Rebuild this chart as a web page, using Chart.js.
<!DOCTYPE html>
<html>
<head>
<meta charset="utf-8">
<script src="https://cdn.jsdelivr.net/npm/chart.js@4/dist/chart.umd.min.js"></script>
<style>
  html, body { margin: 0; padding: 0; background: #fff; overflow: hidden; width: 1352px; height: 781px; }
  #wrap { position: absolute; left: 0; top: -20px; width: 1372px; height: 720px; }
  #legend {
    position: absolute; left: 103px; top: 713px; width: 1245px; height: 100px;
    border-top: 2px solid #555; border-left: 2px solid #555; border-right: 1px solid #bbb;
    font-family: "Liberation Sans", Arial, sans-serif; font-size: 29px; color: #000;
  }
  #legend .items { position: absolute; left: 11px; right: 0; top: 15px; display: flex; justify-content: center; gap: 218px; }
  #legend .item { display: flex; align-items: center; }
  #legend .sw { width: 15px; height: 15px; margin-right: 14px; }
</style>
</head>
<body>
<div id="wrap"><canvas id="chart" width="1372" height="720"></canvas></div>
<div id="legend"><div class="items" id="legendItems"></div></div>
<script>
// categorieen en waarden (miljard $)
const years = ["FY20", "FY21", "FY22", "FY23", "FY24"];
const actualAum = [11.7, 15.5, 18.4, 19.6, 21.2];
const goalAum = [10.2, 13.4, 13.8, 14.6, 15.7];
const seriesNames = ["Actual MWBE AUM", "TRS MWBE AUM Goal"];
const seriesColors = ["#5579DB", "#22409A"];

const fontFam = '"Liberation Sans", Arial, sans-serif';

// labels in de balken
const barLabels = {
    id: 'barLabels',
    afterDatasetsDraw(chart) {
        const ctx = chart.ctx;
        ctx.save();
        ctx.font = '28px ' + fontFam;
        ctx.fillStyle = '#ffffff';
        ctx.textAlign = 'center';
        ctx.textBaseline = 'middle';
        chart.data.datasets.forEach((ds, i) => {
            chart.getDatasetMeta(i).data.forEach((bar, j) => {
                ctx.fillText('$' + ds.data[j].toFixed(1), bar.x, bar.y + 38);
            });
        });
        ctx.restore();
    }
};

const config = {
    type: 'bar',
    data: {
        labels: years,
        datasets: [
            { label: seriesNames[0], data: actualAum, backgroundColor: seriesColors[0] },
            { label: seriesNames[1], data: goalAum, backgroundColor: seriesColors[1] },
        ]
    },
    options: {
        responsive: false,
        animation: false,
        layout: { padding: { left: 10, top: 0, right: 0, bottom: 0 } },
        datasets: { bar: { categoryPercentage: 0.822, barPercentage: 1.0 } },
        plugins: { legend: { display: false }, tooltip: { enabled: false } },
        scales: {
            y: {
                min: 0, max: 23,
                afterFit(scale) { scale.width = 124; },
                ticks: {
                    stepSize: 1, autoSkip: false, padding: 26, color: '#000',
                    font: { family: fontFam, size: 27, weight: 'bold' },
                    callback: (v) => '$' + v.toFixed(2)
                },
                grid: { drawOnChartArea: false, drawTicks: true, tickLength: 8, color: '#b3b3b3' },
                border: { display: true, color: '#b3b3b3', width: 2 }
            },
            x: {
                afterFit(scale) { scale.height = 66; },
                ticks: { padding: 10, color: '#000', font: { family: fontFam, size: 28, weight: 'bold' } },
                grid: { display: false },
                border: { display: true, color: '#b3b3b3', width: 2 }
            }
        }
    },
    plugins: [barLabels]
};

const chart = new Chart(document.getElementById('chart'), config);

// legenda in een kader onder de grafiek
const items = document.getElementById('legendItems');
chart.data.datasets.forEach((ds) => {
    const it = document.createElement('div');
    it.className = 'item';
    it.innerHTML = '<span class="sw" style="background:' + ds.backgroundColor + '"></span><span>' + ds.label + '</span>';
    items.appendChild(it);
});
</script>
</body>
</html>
=======
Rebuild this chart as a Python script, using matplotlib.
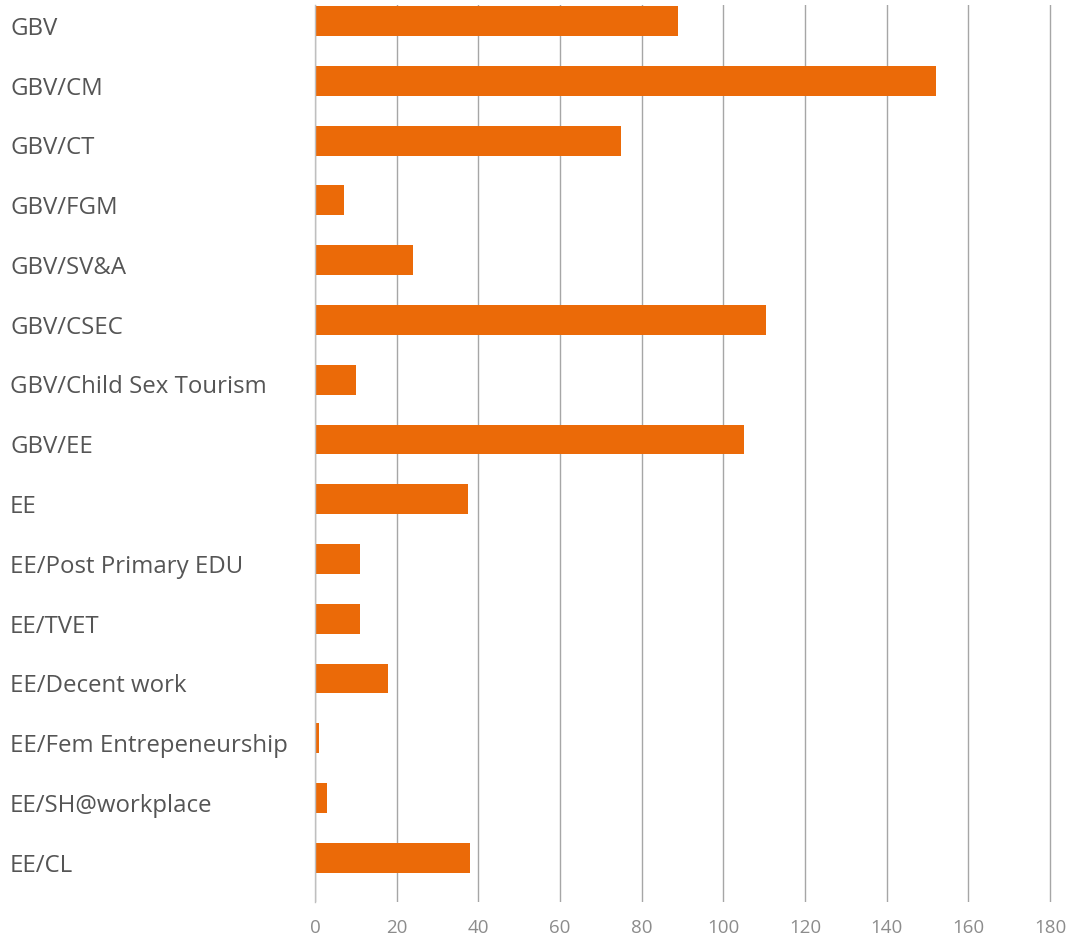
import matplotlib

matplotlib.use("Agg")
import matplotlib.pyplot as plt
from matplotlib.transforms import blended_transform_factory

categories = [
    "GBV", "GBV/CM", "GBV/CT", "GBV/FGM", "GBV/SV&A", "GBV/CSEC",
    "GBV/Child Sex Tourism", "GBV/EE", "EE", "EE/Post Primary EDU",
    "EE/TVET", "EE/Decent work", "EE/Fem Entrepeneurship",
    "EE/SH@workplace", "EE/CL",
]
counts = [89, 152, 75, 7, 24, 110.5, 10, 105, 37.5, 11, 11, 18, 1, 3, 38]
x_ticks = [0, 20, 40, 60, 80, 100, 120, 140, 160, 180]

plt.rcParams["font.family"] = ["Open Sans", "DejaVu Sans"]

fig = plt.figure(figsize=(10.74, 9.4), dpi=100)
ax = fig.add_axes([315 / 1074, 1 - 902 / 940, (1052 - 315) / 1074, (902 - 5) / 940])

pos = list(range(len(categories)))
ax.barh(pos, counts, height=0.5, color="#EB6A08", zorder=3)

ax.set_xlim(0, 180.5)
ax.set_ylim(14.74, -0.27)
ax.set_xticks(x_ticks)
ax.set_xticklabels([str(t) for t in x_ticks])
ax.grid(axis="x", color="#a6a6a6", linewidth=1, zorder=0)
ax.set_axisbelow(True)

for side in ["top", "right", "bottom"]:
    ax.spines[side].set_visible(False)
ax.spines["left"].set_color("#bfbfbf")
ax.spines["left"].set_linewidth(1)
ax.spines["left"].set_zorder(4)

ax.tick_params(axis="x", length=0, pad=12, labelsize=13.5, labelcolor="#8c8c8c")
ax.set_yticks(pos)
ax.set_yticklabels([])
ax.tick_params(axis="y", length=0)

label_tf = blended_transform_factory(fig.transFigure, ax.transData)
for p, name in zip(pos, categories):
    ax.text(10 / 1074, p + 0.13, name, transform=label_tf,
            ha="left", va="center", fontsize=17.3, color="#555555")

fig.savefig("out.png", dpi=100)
=======
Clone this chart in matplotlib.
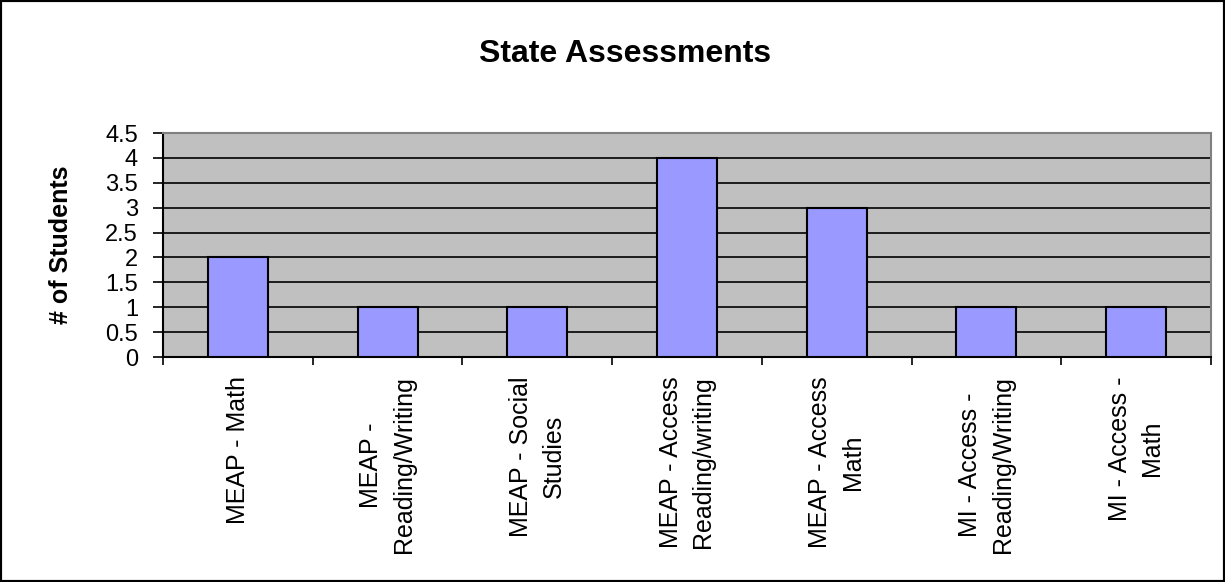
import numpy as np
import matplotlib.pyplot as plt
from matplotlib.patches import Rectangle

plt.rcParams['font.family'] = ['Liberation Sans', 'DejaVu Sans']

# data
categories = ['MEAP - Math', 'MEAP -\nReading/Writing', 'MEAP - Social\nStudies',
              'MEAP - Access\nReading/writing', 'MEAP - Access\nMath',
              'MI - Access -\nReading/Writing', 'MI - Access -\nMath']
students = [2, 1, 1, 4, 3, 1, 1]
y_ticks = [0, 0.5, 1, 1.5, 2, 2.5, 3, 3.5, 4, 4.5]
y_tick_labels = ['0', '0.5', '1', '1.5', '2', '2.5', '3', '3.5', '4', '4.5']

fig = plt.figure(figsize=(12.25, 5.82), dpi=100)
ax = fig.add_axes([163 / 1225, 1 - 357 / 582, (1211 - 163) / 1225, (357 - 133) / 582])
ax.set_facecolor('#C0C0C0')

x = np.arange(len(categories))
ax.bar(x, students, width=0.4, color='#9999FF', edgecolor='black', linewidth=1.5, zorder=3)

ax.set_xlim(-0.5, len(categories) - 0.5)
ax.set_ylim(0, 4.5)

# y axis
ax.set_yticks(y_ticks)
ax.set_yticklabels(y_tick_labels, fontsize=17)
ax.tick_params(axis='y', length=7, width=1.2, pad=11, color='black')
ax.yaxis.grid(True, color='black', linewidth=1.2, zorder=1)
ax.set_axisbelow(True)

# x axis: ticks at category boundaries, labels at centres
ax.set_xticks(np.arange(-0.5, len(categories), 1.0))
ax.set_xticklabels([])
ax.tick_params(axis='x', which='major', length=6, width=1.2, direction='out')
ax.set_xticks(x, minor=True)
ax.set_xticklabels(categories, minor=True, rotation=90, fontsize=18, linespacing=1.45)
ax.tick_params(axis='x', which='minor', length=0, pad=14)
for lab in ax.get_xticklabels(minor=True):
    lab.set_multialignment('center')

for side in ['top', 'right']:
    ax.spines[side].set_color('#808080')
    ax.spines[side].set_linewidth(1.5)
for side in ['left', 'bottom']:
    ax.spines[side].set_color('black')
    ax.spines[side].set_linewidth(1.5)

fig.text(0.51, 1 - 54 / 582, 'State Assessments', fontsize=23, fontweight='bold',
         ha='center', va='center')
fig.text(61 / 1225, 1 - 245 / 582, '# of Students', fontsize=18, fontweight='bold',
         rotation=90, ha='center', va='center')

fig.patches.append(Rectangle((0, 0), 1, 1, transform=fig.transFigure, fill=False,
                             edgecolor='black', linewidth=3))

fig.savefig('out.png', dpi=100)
=======
■ EXERCISE
Across the records, count the lines holding the string "Rebuild". Give the number and stop.

■ CORRECT RESULT
2